» **INFORMATION PROVIDED**
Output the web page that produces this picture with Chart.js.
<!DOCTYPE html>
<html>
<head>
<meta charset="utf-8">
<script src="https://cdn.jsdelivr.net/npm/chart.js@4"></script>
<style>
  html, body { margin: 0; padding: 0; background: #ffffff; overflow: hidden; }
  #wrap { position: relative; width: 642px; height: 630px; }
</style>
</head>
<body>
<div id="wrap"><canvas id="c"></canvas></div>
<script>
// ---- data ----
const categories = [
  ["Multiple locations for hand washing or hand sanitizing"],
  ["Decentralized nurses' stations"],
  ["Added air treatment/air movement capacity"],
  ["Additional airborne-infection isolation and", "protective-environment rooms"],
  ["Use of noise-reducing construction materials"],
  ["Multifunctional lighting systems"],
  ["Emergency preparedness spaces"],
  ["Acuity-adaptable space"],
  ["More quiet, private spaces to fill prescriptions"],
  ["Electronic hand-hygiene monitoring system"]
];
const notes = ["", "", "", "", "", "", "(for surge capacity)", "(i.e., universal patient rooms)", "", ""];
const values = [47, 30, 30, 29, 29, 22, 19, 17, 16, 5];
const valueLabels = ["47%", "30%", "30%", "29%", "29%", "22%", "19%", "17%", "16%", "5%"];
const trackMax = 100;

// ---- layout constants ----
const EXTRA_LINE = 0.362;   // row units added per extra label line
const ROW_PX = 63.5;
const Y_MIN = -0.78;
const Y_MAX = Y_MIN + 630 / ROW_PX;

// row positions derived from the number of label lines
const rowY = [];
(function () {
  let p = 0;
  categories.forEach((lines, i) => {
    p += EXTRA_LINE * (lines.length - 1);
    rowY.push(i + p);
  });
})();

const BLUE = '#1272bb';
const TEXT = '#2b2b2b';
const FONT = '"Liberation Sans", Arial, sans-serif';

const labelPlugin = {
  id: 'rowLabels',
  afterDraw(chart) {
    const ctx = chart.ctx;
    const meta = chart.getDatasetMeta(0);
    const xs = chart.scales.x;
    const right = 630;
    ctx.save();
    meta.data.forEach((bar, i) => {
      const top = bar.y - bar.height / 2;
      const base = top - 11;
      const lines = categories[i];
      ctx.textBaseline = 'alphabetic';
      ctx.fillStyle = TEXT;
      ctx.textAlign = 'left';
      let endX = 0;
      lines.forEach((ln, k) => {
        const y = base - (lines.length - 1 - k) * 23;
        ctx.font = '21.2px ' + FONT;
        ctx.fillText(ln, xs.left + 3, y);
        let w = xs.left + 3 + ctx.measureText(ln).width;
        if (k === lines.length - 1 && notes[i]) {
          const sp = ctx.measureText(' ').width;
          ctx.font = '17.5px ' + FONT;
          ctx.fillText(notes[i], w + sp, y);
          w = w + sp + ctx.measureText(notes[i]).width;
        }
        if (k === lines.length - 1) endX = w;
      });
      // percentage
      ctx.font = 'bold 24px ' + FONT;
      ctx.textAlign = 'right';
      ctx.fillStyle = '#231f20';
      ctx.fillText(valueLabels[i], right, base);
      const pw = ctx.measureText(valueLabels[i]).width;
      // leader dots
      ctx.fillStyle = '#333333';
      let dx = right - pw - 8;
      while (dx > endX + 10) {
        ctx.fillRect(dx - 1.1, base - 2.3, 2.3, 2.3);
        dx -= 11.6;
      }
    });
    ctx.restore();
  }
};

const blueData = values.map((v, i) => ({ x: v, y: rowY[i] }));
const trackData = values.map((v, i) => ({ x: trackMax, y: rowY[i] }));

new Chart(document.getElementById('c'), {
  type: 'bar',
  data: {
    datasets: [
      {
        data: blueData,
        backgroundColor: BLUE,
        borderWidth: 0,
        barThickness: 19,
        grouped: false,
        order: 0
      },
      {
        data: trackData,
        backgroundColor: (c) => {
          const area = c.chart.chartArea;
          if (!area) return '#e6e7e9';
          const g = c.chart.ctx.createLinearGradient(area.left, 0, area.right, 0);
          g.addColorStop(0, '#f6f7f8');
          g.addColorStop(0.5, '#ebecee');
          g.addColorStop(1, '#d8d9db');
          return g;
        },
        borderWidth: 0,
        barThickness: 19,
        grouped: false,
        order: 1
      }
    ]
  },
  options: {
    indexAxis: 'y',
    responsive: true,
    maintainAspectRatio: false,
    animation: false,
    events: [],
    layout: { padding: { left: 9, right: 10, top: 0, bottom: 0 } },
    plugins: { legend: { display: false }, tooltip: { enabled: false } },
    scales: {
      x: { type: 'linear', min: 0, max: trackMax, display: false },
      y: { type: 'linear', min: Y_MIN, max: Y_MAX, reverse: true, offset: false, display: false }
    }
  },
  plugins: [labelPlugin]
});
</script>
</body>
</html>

» **GOAL**
Extract the full listing above without altering anything.

» **SOLUTION FOR THIS PROBLEM**
Output the web page that produces this picture with Chart.js.
<!DOCTYPE html>
<html>
<head>
<meta charset="utf-8">
<script src="https://cdn.jsdelivr.net/npm/chart.js@4"></script>
<style>
  html, body { margin: 0; padding: 0; background: #ffffff; overflow: hidden; }
  #wrap { position: relative; width: 642px; height: 630px; }
</style>
</head>
<body>
<div id="wrap"><canvas id="c"></canvas></div>
<script>
// ---- data ----
const categories = [
  ["Multiple locations for hand washing or hand sanitizing"],
  ["Decentralized nurses' stations"],
  ["Added air treatment/air movement capacity"],
  ["Additional airborne-infection isolation and", "protective-environment rooms"],
  ["Use of noise-reducing construction materials"],
  ["Multifunctional lighting systems"],
  ["Emergency preparedness spaces"],
  ["Acuity-adaptable space"],
  ["More quiet, private spaces to fill prescriptions"],
  ["Electronic hand-hygiene monitoring system"]
];
const notes = ["", "", "", "", "", "", "(for surge capacity)", "(i.e., universal patient rooms)", "", ""];
const values = [47, 30, 30, 29, 29, 22, 19, 17, 16, 5];
const valueLabels = ["47%", "30%", "30%", "29%", "29%", "22%", "19%", "17%", "16%", "5%"];
const trackMax = 100;

// ---- layout constants ----
const EXTRA_LINE = 0.362;   // row units added per extra label line
const ROW_PX = 63.5;
const Y_MIN = -0.78;
const Y_MAX = Y_MIN + 630 / ROW_PX;

// row positions derived from the number of label lines
const rowY = [];
(function () {
  let p = 0;
  categories.forEach((lines, i) => {
    p += EXTRA_LINE * (lines.length - 1);
    rowY.push(i + p);
  });
})();

const BLUE = '#1272bb';
const TEXT = '#2b2b2b';
const FONT = '"Liberation Sans", Arial, sans-serif';

const labelPlugin = {
  id: 'rowLabels',
  afterDraw(chart) {
    const ctx = chart.ctx;
    const meta = chart.getDatasetMeta(0);
    const xs = chart.scales.x;
    const right = 630;
    ctx.save();
    meta.data.forEach((bar, i) => {
      const top = bar.y - bar.height / 2;
      const base = top - 11;
      const lines = categories[i];
      ctx.textBaseline = 'alphabetic';
      ctx.fillStyle = TEXT;
      ctx.textAlign = 'left';
      let endX = 0;
      lines.forEach((ln, k) => {
        const y = base - (lines.length - 1 - k) * 23;
        ctx.font = '21.2px ' + FONT;
        ctx.fillText(ln, xs.left + 3, y);
        let w = xs.left + 3 + ctx.measureText(ln).width;
        if (k === lines.length - 1 && notes[i]) {
          const sp = ctx.measureText(' ').width;
          ctx.font = '17.5px ' + FONT;
          ctx.fillText(notes[i], w + sp, y);
          w = w + sp + ctx.measureText(notes[i]).width;
        }
        if (k === lines.length - 1) endX = w;
      });
      // percentage
      ctx.font = 'bold 24px ' + FONT;
      ctx.textAlign = 'right';
      ctx.fillStyle = '#231f20';
      ctx.fillText(valueLabels[i], right, base);
      const pw = ctx.measureText(valueLabels[i]).width;
      // leader dots
      ctx.fillStyle = '#333333';
      let dx = right - pw - 8;
      while (dx > endX + 10) {
        ctx.fillRect(dx - 1.1, base - 2.3, 2.3, 2.3);
        dx -= 11.6;
      }
    });
    ctx.restore();
  }
};

const blueData = values.map((v, i) => ({ x: v, y: rowY[i] }));
const trackData = values.map((v, i) => ({ x: trackMax, y: rowY[i] }));

new Chart(document.getElementById('c'), {
  type: 'bar',
  data: {
    datasets: [
      {
        data: blueData,
        backgroundColor: BLUE,
        borderWidth: 0,
        barThickness: 19,
        grouped: false,
        order: 0
      },
      {
        data: trackData,
        backgroundColor: (c) => {
          const area = c.chart.chartArea;
          if (!area) return '#e6e7e9';
          const g = c.chart.ctx.createLinearGradient(area.left, 0, area.right, 0);
          g.addColorStop(0, '#f6f7f8');
          g.addColorStop(0.5, '#ebecee');
          g.addColorStop(1, '#d8d9db');
          return g;
        },
        borderWidth: 0,
        barThickness: 19,
        grouped: false,
        order: 1
      }
    ]
  },
  options: {
    indexAxis: 'y',
    responsive: true,
    maintainAspectRatio: false,
    animation: false,
    events: [],
    layout: { padding: { left: 9, right: 10, top: 0, bottom: 0 } },
    plugins: { legend: { display: false }, tooltip: { enabled: false } },
    scales: {
      x: { type: 'linear', min: 0, max: trackMax, display: false },
      y: { type: 'linear', min: Y_MIN, max: Y_MAX, reverse: true, offset: false, display: false }
    }
  },
  plugins: [labelPlugin]
});
</script>
</body>
</html>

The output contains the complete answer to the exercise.